DFT RX3LYP and RPBEPBE studies on the structural, electronic, and vibrational properties of some amino-alcohol ligands

To rationalize the influence of molecular architecture on metal ion selectivity and affinity, a DFT study of three amino-alcohol ligands, bis(2-hydroxyethyl)-ethane-1,2-diamine (BHEEN), and two ligands where the backbone is reinforced with cycloalkyl moieties, N,N′-bis(2-hydroxycyclopentyl)-ethane-1,2-diamine (Cyp2-EN), and N,N′-bis(2-hydroxycyclohexyl)-ethane-1,2-diamine (Cy2-EN), using the X3LYP and PBEPBE functionals with 6-31G(d,p), 6-31+G(d,p) and 6-311++G(d,p) basis sets has been conducted in combination with Quantum Theory of Atoms in Molecules (QTAIM) and Natural Bond Orbital (NBO) analyses. QTAIM analysis predicted the formation of intra-molecular N-H⋯O-H and -H⋯H- interactions only in Cy2-EN. The latter interaction in metal complexes is often interpreted as a destabilizing steric repulsion. These analyses also predicted the electron density at the ring critical point, and its Laplacian, of the cyclopentyl moiety in Cyp2-EN to be twice as large as those of the cyclohexyl moiety in Cy2-EN. It is suggested that the increased electron density within the 5-member reinforcement rings is responsible for the absence of the intramolecular interactions observed in Cy2EN and also contributes to its lower affinity for metal ions.
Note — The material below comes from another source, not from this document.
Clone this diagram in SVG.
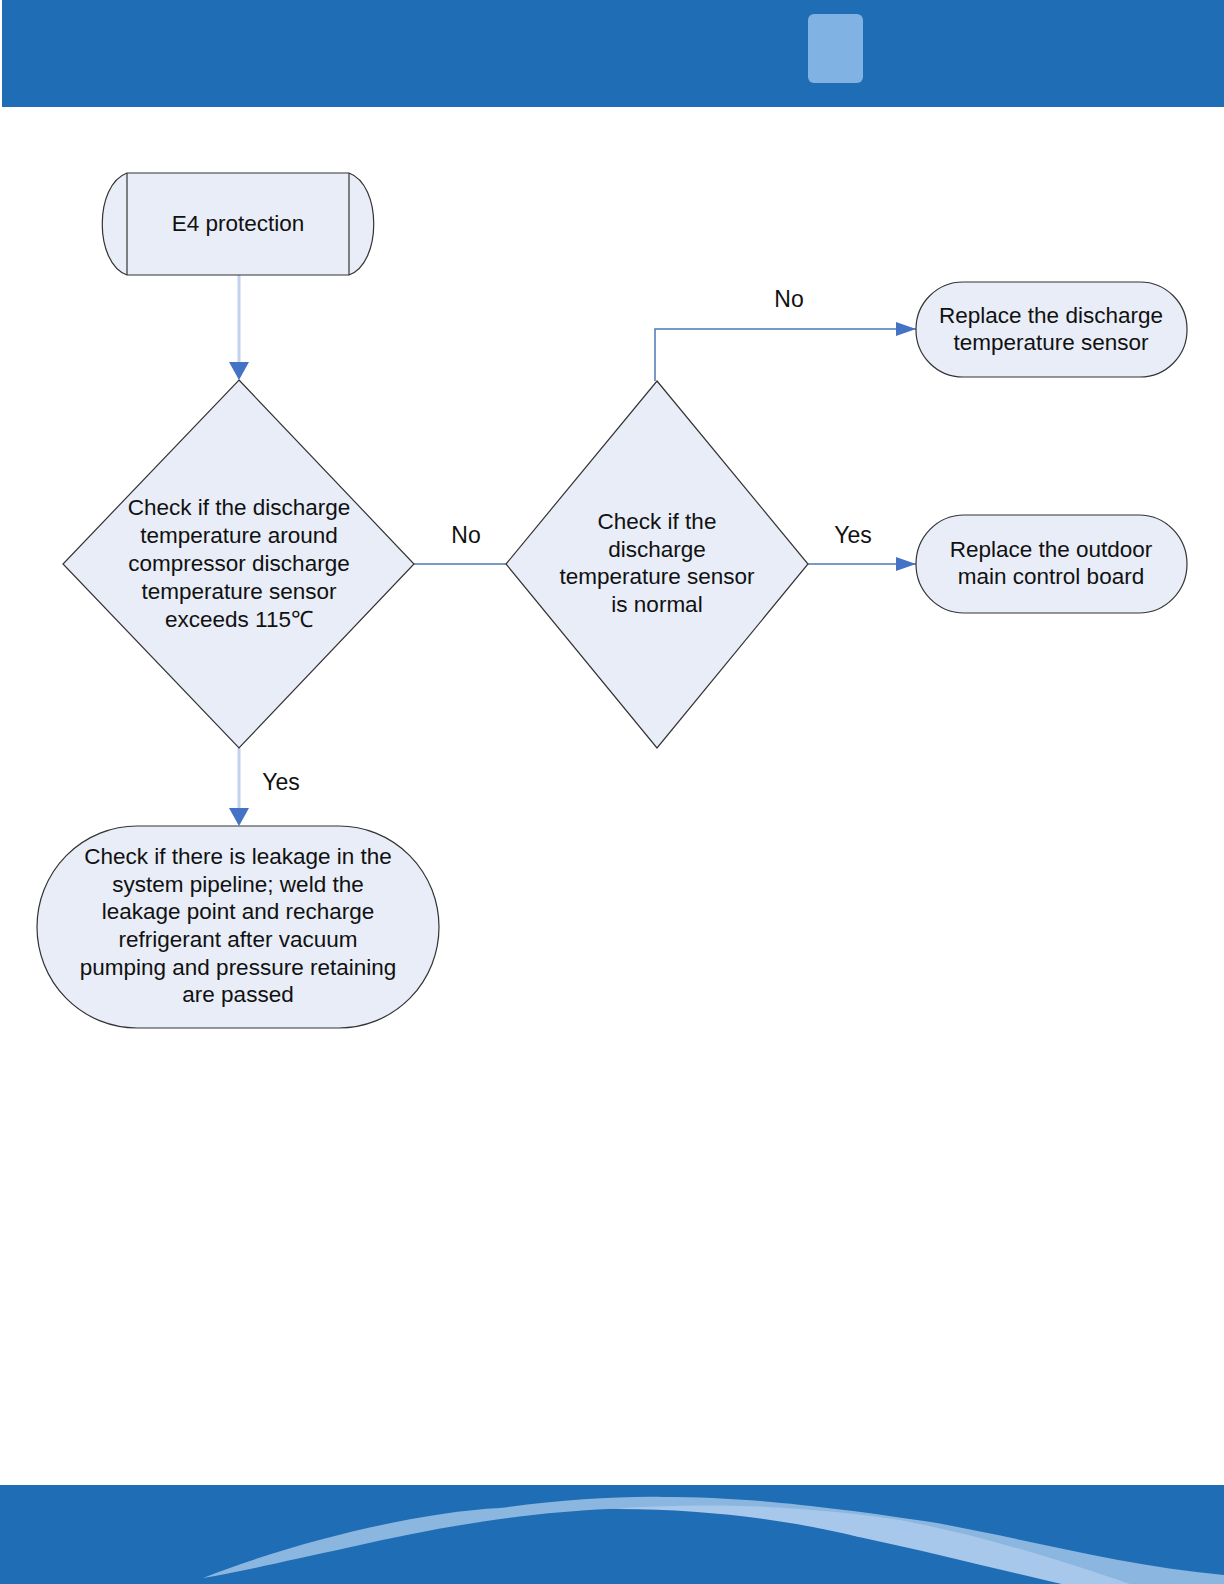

The formation of the intramolecular N-H⋯O-H bond was observed in the NBO analysis for all three ligands since values of the second-order stabilization energy E(2) caused by the charge transfer between the O lone-pair and the N-H bond was non-zero. The strength of the H-bond increased in the order Cy2-EN > BHEEN > Cyp2-EN that is consonant with a decrease in the N-H⋯O-H distance. Because a similar trend, viz., log KML(Cy2-EN) > log KML(BHEEN) > log KML(Cyp2-EN) is observed for the stability constants with all metal ions, we tentatively conclude that the ability of the ligand to transfer charge between orbitals, as described by E(2), is a factor that influences the ligand's ability to form complexes. A comparison between the calculated results (structure, vibrational spectra) and experimental results are used to validate the conclusions.